Of course, to satisfy these two requirements – both surprise and inevitability – the talecrafter must bolt on the necessary set-up pieces in advance. This set up is crucial, or there’s nothing to pay off.
I recently saw a great example of a Twist in my favorite superhero movie this last year: Spiderman: Homecoming. Let’s take a detailed look so we can see how to properly set up a Twist.
So here’s Peter Parker. We see the kid learning to be Spider-man. He’s trying to be a full-fledged hero and eventually tangles with Michael Keaton’s character, the villain of the film. Even sees Keaton’s face. But he can’t quite capture him, much to his humiliation.
But Peter faces just as much drama in his personal life. There’s a girl – Liz. The two dance around each other, but Peter disappoints: He’s always dashing off to don his blue and red pajamas. (Like the time when he goes to her house party and Peter bails.)
The two never quite hook up.
But finally, Peter decides to commit. He asks her to prom. And she says yes.
In a whirlwind, Peter prepares for the prom, getting dance instruction (plus lessons on how-to-speak-to-girls) from his aunt May.
The big night comes and he knocks on Liz’s door, anxiously repeating what he’s supposed to say. The door opens …
To reveal Keaton! The bad dude is Liz’s dad!
(Toldja there’d be spoilers.)
I loved this Twist. I, at least, didn’t see it coming at all.
And yet, this Twist made perfect sense after I learned it. I didn’t curse the screenwriters, accusing them of fudging an artificial plot contrivance. That’s because they carefully laid the groundwork, putting several paving stones that led us down the path to the inevitable Twist.

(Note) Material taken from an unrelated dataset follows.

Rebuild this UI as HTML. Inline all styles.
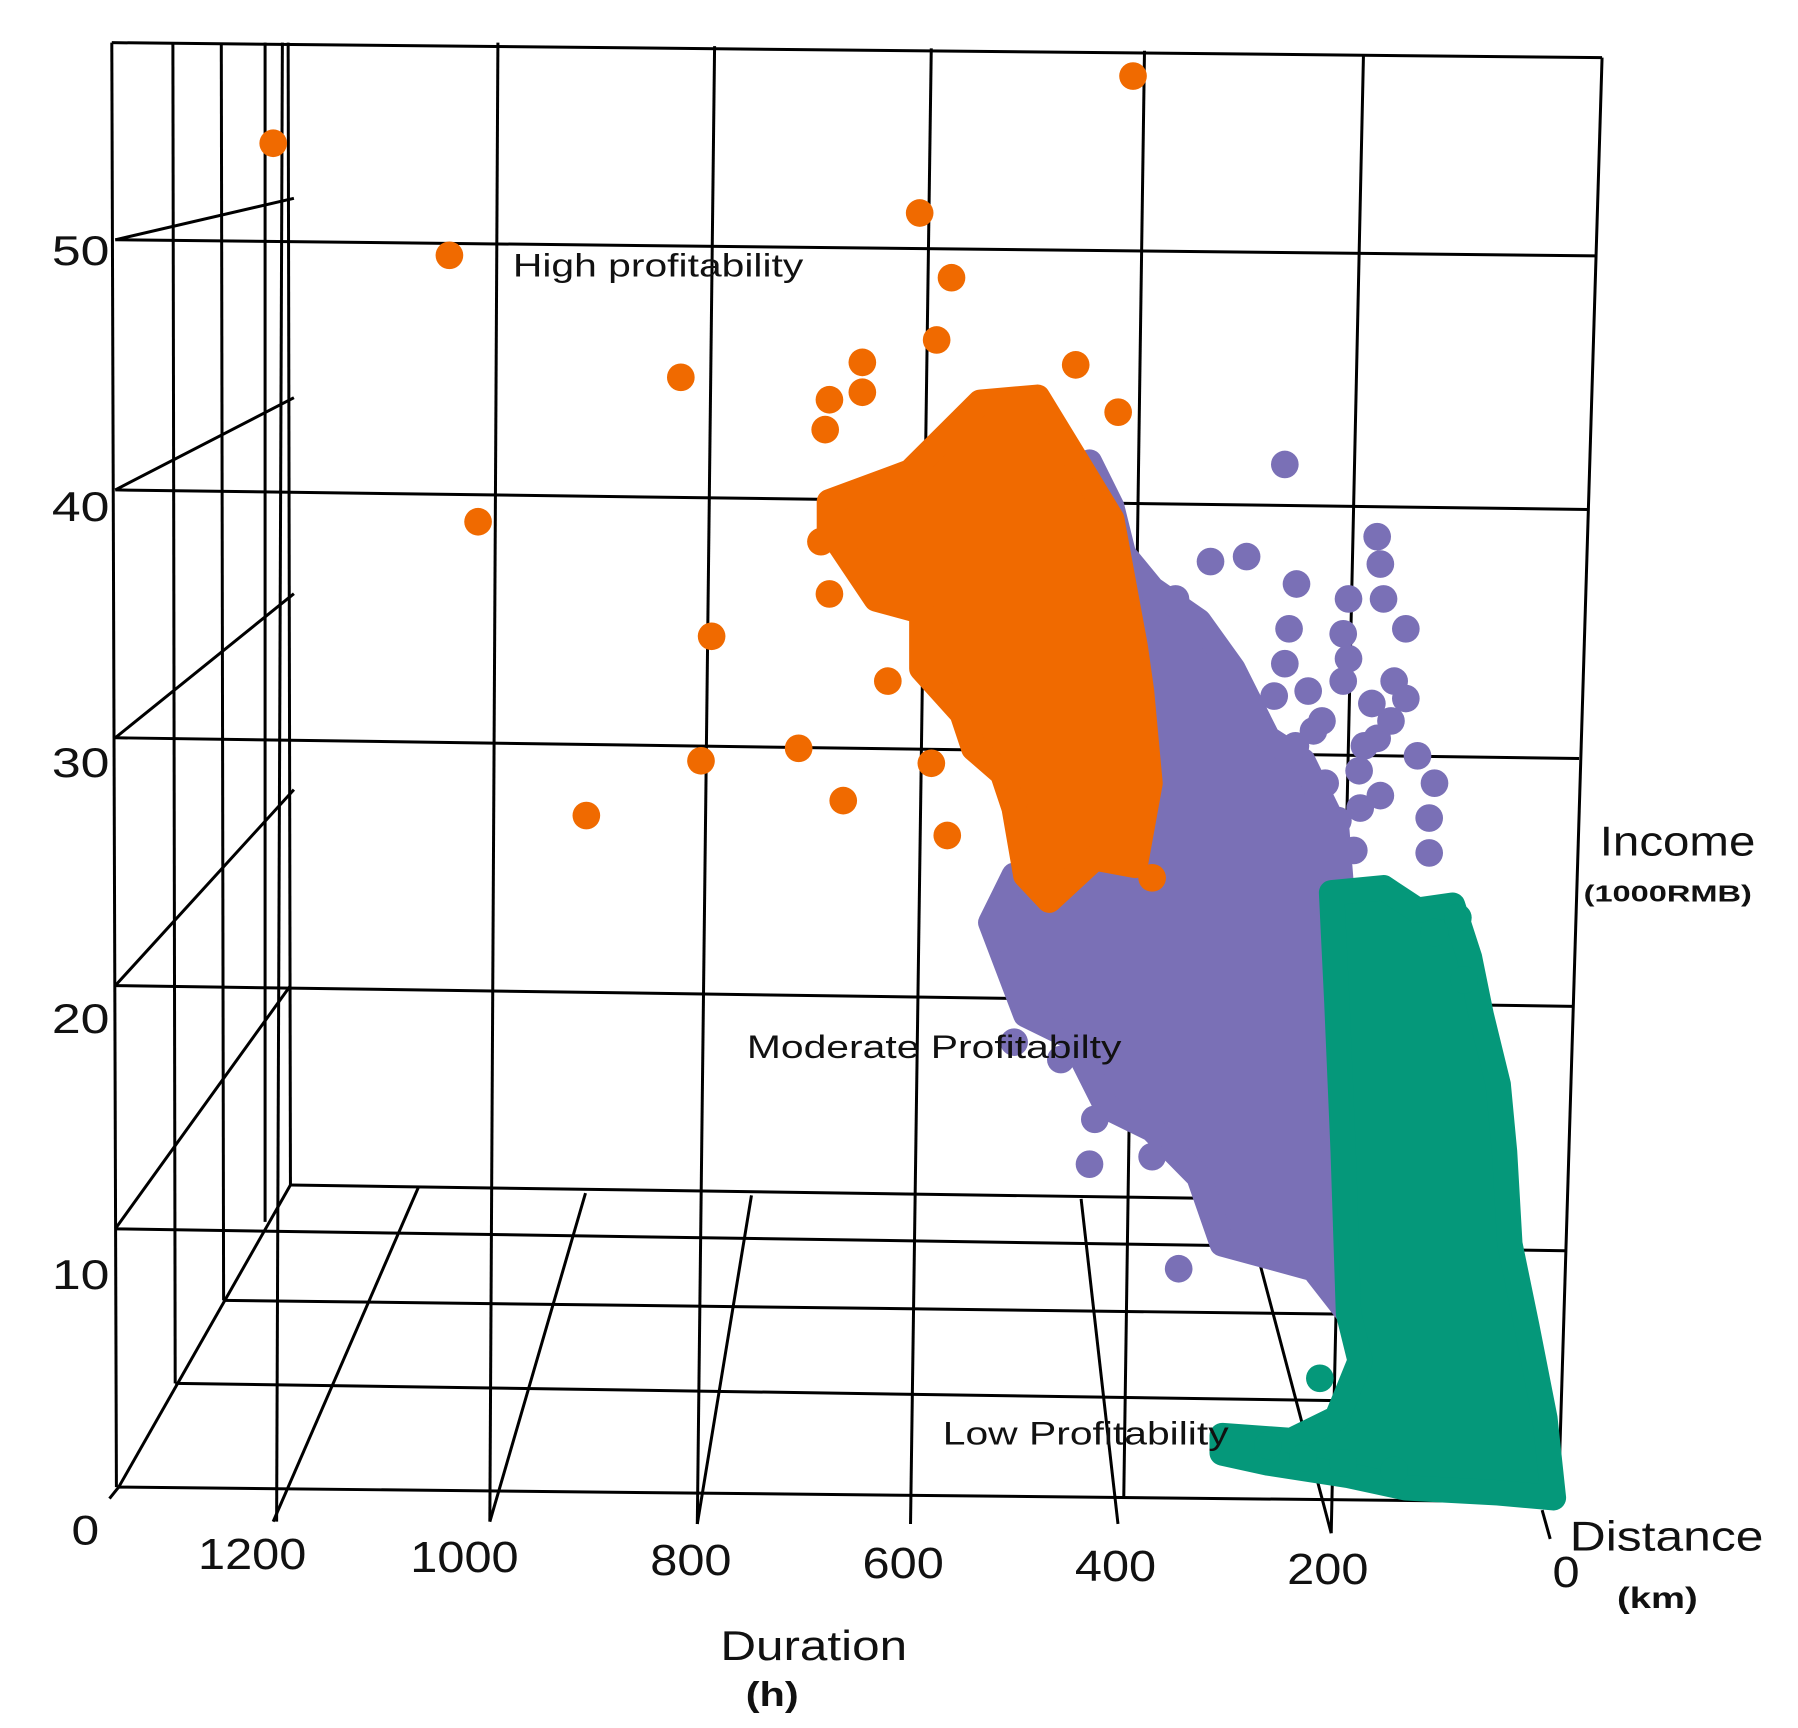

Paving Stone One: we saw Michael’s Keaton commitment as a father in the very first scene of the film. We see him as the leader of a construction crew, showing off a picture drawn by his kid. “Kid’s got a future” his workman remarks. Keaton’s eyes twinkle with pride for his budding A-Player at home.
Two: We’ve seen that Liz is bright, precocious enough to have made fancy drawings when she was a little kid. Both she and Peter attend an elite “MIT for teenagers” kind of high school.
Three: we saw Liz’s house at the party scene and the girl lives in a mansion. It seemed outsized to me, to the point I felt compelled to comment on it to my wife. Somebody in the family must earn a huge wad of dough.
Four: we’ve seen that the Vulture hawks alien weaponry for some sweet cash, doing it all “for his family.”
Five: we saw a scene when Liz nearly plummets down an elevator shaft before she’s snatched by Spider-Man. Keaton sees the story unfold on TV and stares daggers at the screen.
Maybe he stares so hard because he’s watching his foe Spidey … or maybe there’s something else.
And yet despite all these steps toward the Twist, it still struck me as a complete surprise. In part because all those set-up pieces also served the plot at the time.
In fact, we weren’t expecting the Twist at that moment, because we were already anticipating something else. We were caught in the web of suspense in Peter’s own life: would he be able to stick around for the Prom?
(Bonus points for the Twist: it also twisted up Peter’s insides and heightened the drama: now he had to bring down Liz’s dad?)
Now, when you’re telling your sales story, you probably don’t have the kind of crazy twist that Oedipus had. (I hope.) And your main character’s probably not a ghost – unless, of course, you’re dabbling in the occult market.
But that doesn’t mean you can’t use a Twist. Maybe you’re holding some fact or principle that is surprising. Something you the product creator didn’t see coming. Some aspect of your product that is both startling and important.
If so, roll up your sleeves, grab your story trowel, and begin laying the bricks to set up that reveal. A few key pieces that telegraph the Twist but don’t shout it.
The MORAL: Adding a Twist to your sales story that’s both surprising and inevitable can help keep your story alive in the hearts of your prospects.